Dua tahun kemudian, tepatnya tahun 1997, Bambang kembali naik jabatan. menjadi Deputy General Manager (GM) Terminal. Tak berselang lama, tahun 1999, ia menduduki jabatan GM Terminal di Samudera Indonesia. "Karier saya cepat naik waktu itu karena saya rajin belajar soal pelabuhan, kalau yang senior-senior waktu itu mereka menyerahkan ke saya saja untuk belajar," terangnya.

Kemudian pada tahun 2003, ia juga diminta merangkap jabatan sebagai GM Shipping di Samudera Indonesia sampai tahun 2008. Nah di situlah Bambang belajar soal perkapalan. Kemudian pada tahun 2007, ia terlibat dalam tender yang diadakan PT Pelindo IV.

Waktu itu, Samudera Indonesia memenangi tender pembangunan terminal di Samarinda. Terminal ini harus dipindahkan karena sudah berada di tengah kota.

Namun Pelindo IV tidak punya uang sehingga butuh patner untuk Operate and Transfer (BOT) selama 50 tahun. "Ini merupakan BOT satu-satunya waktu itu, karena tidak ada perusahaan lain yang mau, tapi saya justru melihat di situ ada peluang," tandasnya.

Dari situ, Bambang mulai berkenalan dengan pemerintah. Ia mempresentasikan program mereka ke Menteri BUMN yang saat itu dijabat Sofyan A. Djalil. Bambang merinci potensi pasar di Kota Samarinda dalam beberapa tahun ke depan. Mengingat kota ini tidak memiliki banyak industri makanan, praktis, semua makanan di datangkan dari Jawa. Dan itu berarti, Samarinda membutuhkan pelabuhan besar.

Gagasan ini membuat Bambang dilirik untuk memimpin Pelindo I. Ia dinilai cakap dalam mengelola pelabuhan. Apalagi, ia kemudian diminta membuat business plan, dan business focus Pelindo di masa depan. Ia pun memfokuskan Pelindo sebagai operator dan bukan sekedar regulator, agar pendapatannya bisa meningkat drastis.
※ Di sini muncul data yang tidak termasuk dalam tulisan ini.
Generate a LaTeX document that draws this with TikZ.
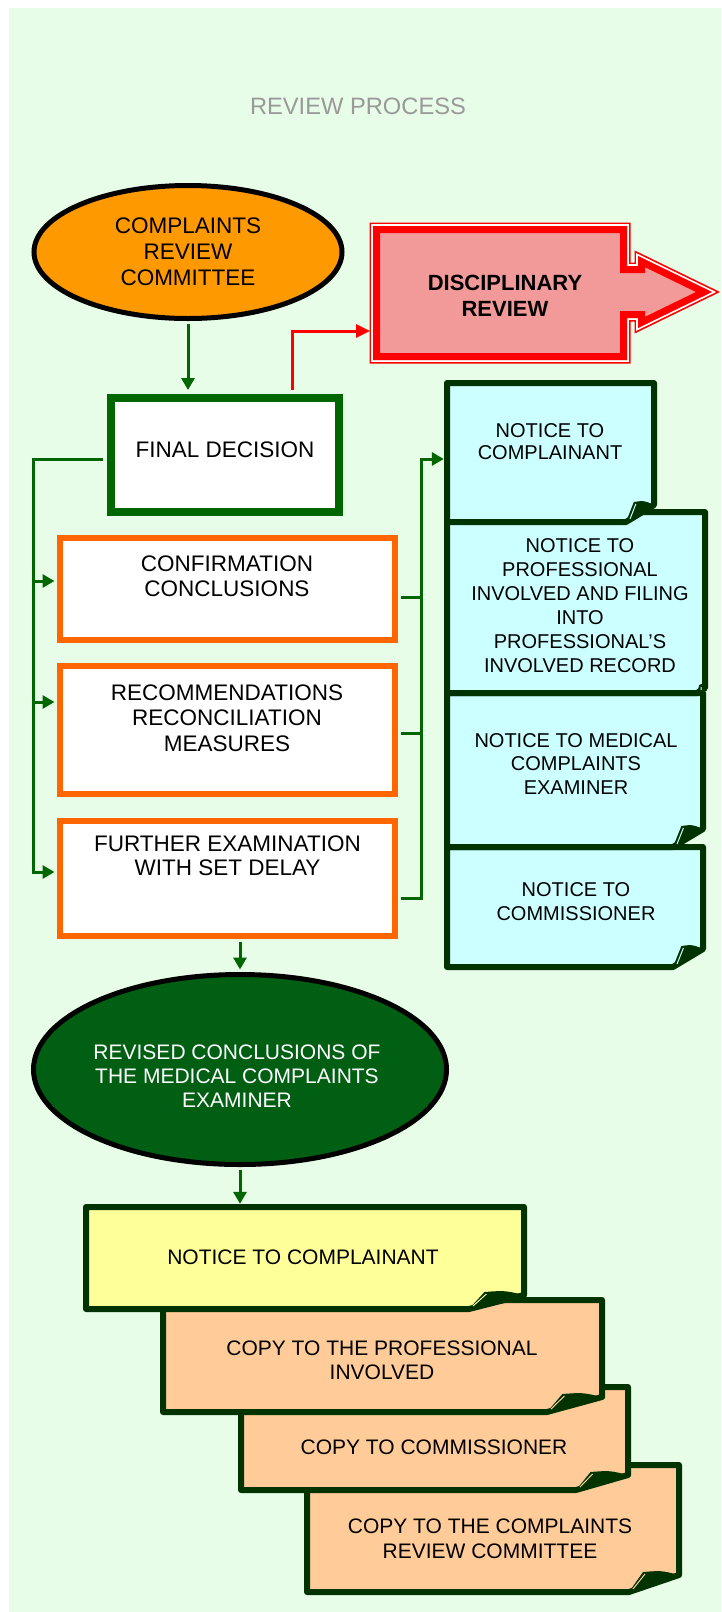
\documentclass[tikz,border=0pt]{standalone}
\usepackage{fontspec}
\setmainfont{Liberation Sans}
\usetikzlibrary{shapes.geometric, arrows.meta, calc}
\definecolor{bg}{HTML}{E8FDE8}
\definecolor{gline}{HTML}{006600}
\definecolor{dkg}{HTML}{003300}
\definecolor{orb}{HTML}{FF6600}
\definecolor{crcfill}{HTML}{FF9900}
\definecolor{revfill}{HTML}{005F12}
\definecolor{cyanf}{HTML}{CCFFFF}
\definecolor{yel}{HTML}{FFFF99}
\definecolor{peach}{HTML}{FFCC99}
\definecolor{pinkf}{HTML}{F29A9A}
\definecolor{titlegray}{HTML}{999999}
\newcommand\fsz[2]{\fontsize{#1}{#2}\selectfont}
% name x1 y1 x2 y2 fx fy fill
\newcommand\foldbox[8]{%
  \node[inner sep=0pt, minimum width={#4-#2}, minimum height={#5-#3}] (#1) at ({(#2+#4)/2},{(#3+#5)/2}) {};
  \filldraw[fill=#8, draw=dkg, line width=6pt, line join=round] (#2,#3) -- (#4,#3) -- (#4,{#5-#7}) -- ({#4-#6},#5) -- (#2,#5) -- cycle;
  \fill[dkg] ({#4-#6},#5) -- ({#4-0.72*#6},{#5-#7-3}) .. controls ({#4-0.35*#6},{#5-#7-4.5}) .. (#4,{#5-#7}) -- cycle;
  \draw[#8, line width=1pt] ({#4-#6+4},{#5-3}) -- ({#4-0.72*#6+2},{#5-#7-1});
}
\begin{document}
\begin{tikzpicture}[x=1pt, y=-1pt,
  txt/.style={align=center, inner sep=0pt, font=\fsz{22.5}{25.5}},
  ntxt/.style={align=center, inner sep=0pt, font=\fsz{20}{23.5}},
  btxt/.style={align=center, inner sep=0pt, font=\fsz{21}{24.5}},
  gconn/.style={draw=gline, line width=3pt},
  garrow/.style={gconn, -{Triangle[length=12pt,width=13pt]}},
  rarrow/.style={draw=red, line width=3pt, -{Triangle[length=14pt,width=13pt]}},
  fdbox/.style={rectangle, draw=gline, fill=white, line width=8pt, inner sep=0pt},
  obox/.style={rectangle, draw=orb, fill=white, line width=5.5pt, inner sep=0pt, minimum width=335pt},
  ell/.style={ellipse, draw=black, line width=5pt, inner sep=0pt},
]
\fill[white] (0,0) rectangle (721,1612);
\fill[bg] (9,8) rectangle (721,1612);
\useasboundingbox (0,0) rectangle (721,1612);

% title
\node[font=\fsz{23.7}{26}, text=titlegray, inner sep=0pt] (title) at (358,106) {REVIEW PROCESS};

% committee
\node[ell, fill=crcfill, minimum width=308pt, minimum height=133pt, align=center, font=\fsz{22.5}{26}] (crc) at (188,252) {COMPLAINTS\\REVIEW\\COMMITTEE};

% final decision
\node[fdbox, minimum width=228pt, minimum height=114pt] (fd) at (225,455) {};
\node[txt] (fdt) at (225,450) {FINAL DECISION};

% disciplinary review
\def\discpath{(373,226) -- (627,226) -- (627,266) -- (638,266) -- (638,256) -- (712,292) -- (638,328) -- (638,318) -- (627,318) -- (627,360) -- (373,360) -- cycle}
\draw[red, line width=7pt, line join=miter] \discpath;
\draw[white, line width=3.6pt, line join=miter] \discpath;
\fill[pinkf] \discpath;
\begin{scope}
  \clip \discpath;
  \draw[red, line width=14pt, line join=miter] \discpath;
\end{scope}
\node[font=\bfseries\fsz{22}{26}, align=center, inner sep=0pt] (disc) at (505,296) {DISCIPLINARY\\REVIEW};
\coordinate (discw) at (370,331);

% orange boxes
\node[obox, minimum height=102pt] (conf) at (227.5,589) {};
\node[txt] (conft) at (227,576) {CONFIRMATION\\CONCLUSIONS};
\node[obox, minimum height=128pt] (rec) at (227.5,730) {};
\node[txt] (rect) at (227,718) {RECOMMENDATIONS\\RECONCILIATION\\MEASURES};
\node[obox, minimum height=115pt] (fur) at (227.5,878.5) {};
\node[txt, font=\fsz{22.5}{24}] (furt) at (227.5,856) {FURTHER EXAMINATION\\WITH SET DELAY};

% notice column
\foldbox{n4}{447}{847}{703}{967}{30}{18}{cyanf}
\node[ntxt] (n4t) at (576,901.5) {NOTICE TO\\COMMISSIONER};
\foldbox{n3}{447}{693}{703}{847}{30}{18}{cyanf}
\node[ntxt] (n3t) at (576,764) {NOTICE TO MEDICAL\\COMPLAINTS\\EXAMINER};
\foldbox{n2}{447}{512}{705}{693}{8}{5}{cyanf}
\node[ntxt, font=\fsz{20}{24}] (n2t) at (580,606) {NOTICE TO\\PROFESSIONAL\\INVOLVED AND FILING\\INTO\\PROFESSIONAL’S\\INVOLVED RECORD};
\foldbox{n1}{447}{383}{654}{522}{28}{17}{cyanf}
\node[ntxt, font=\fsz{20}{22}] (n1t) at (550,441.5) {NOTICE TO\\COMPLAINANT};

% revised conclusions
\node[ell, fill=revfill, minimum width=413pt, minimum height=190pt] (rev) at (240,1069.5) {};
\node[btxt, text=white, font=\fsz{21}{24}] (revt) at (237,1076) {REVISED CONCLUSIONS OF\\THE MEDICAL COMPLAINTS\\EXAMINER};

% bottom stack
\foldbox{yd}{307}{1465}{679}{1592}{50}{17}{peach}
\node[btxt] (ydt) at (490,1539) {COPY TO THE COMPLAINTS\\REVIEW COMMITTEE};
\foldbox{yc}{241}{1387}{628}{1490}{52}{15}{peach}
\node[btxt] (yct) at (434,1447) {COPY TO COMMISSIONER};
\foldbox{yb}{163}{1300}{602}{1412}{55}{15}{peach}
\node[btxt] (ybt) at (382,1360.5) {COPY TO THE PROFESSIONAL\\INVOLVED};
\foldbox{ya}{86}{1207}{524}{1309}{55}{14}{yel}
\node[btxt] (yat) at (303,1257) {NOTICE TO COMPLAINANT};

% connectors
\draw[garrow, shorten <=2.5pt, shorten >=4pt] (crc.south) -- (crc.south |- fd.north);
\draw[rarrow, shorten <=4pt] ($(fd.north)+(67,0)$) |- (discw);

\coordinate (busL) at (33,459);
\coordinate (c-in) at ($(conf.west)+(0,-8)$);
\coordinate (r-in) at ($(rec.west)+(0,-28)$);
\coordinate (f-in) at ($(fur.west)+(0,-6.5)$);
\draw[garrow, shorten <=4pt, shorten >=2.75pt] ($(fd.west)+(0,4)$) -- (busL) |- (f-in);
\draw[garrow, shorten >=2.75pt] (busL |- c-in) -- (c-in);
\draw[garrow, shorten >=2.75pt] (busL |- r-in) -- (r-in);

\coordinate (busR) at (421,459);
\coordinate (c-out) at ($(conf.east)+(0,8)$);
\coordinate (r-out) at ($(rec.east)+(0,3)$);
\coordinate (f-out) at ($(fur.east)+(0,19.5)$);
\coordinate (n1-in) at ($(n1.west)+(0,6.5)$);
\draw[gconn, shorten <=2.75pt] (c-out) -- (busR |- c-out);
\draw[gconn, shorten <=2.75pt] (r-out) -- (busR |- r-out);
\draw[garrow, shorten <=2.75pt, shorten >=3pt] (f-out) -| (busR) -- (n1-in);

\draw[garrow, shorten <=2.75pt, shorten >=2.5pt] (rev.north |- fur.south) -- (rev.north);
\draw[garrow, shorten <=2.5pt, shorten >=3pt] (rev.south) -- (rev.south |- ya.north);
\end{tikzpicture}
\end{document}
Akhirnya, pada tahun 2009, Bambang diminta Sofyan ikut tes masuk ke Pelindo, dan menjabat sebagai Direktur Komersil dan Pengembangan Bisnis Pelindo I di Medan. Awalnya, Bambang enggan menerima jabatan ini karena berada di luar Pulau Jawa. Tapi karena diimingi-iming jabatan Direktur Utama kalau berhasil, ia luluh juga.

Sebelum masuk ia diminta untuk membereskan permasalahan Pelindo I. Antara lain investasi yang lambat, produktivitas rendah sehingga banyak kapal yang mengantri, kaderisasi juga tidak berjalan bagus dan cara berpikir yang sangat birokratis. Pemerintah khawatir bila ini tidak segera dibenahi maka dalam beberapa tahun kedepan bakal tutup.

Bambang minta waktu tiga tahun untuk membereskan ini. Bambang pun mulai mengubah peta bisnis Pelindo I. Ia meningkatkan investasi. Salah satu sumber dananya adalah utang bank. Bisnis Pelindo I pun pelan-pelan bangkit. Meskipun sempat mendapat penolakan dari karyawan perusahaan, tapi ia berhasil meyakinkan mereka. Akhirnya bisnis perusahaan pelat merah ini pun mulai bangkit.

Waktu baru masuk Pelindo I, pendapatan perusahan ini Rp 1 triliun dan laba Rp 138 miliar. Tahun 2015, pendapatan Pelindo naik jadi Rp 2,3 triliun dengan laba Rp 700 miliar. Ini peningkatan yang sangat signifikan, tentunya.

Ke depan, jika semua lini usaha sudah beroperasi, kinerja Pelindo bakal meningkat lagi. Tahun ini, Bambang menargetkan laba Rp 1 triliun, lebih tinggi dari angka di tahun 2016, yaitu Rp 750 miliar.

Salah satu kunci sukses Bambang adalah menunjukkan visi yang jelas kepada para bawahannya. Ia juga bertindak tegas pada pelanggaran dan memberikan penghargaan pada karyawan yang berprestasi. Ia juga selalu memberikan contoh.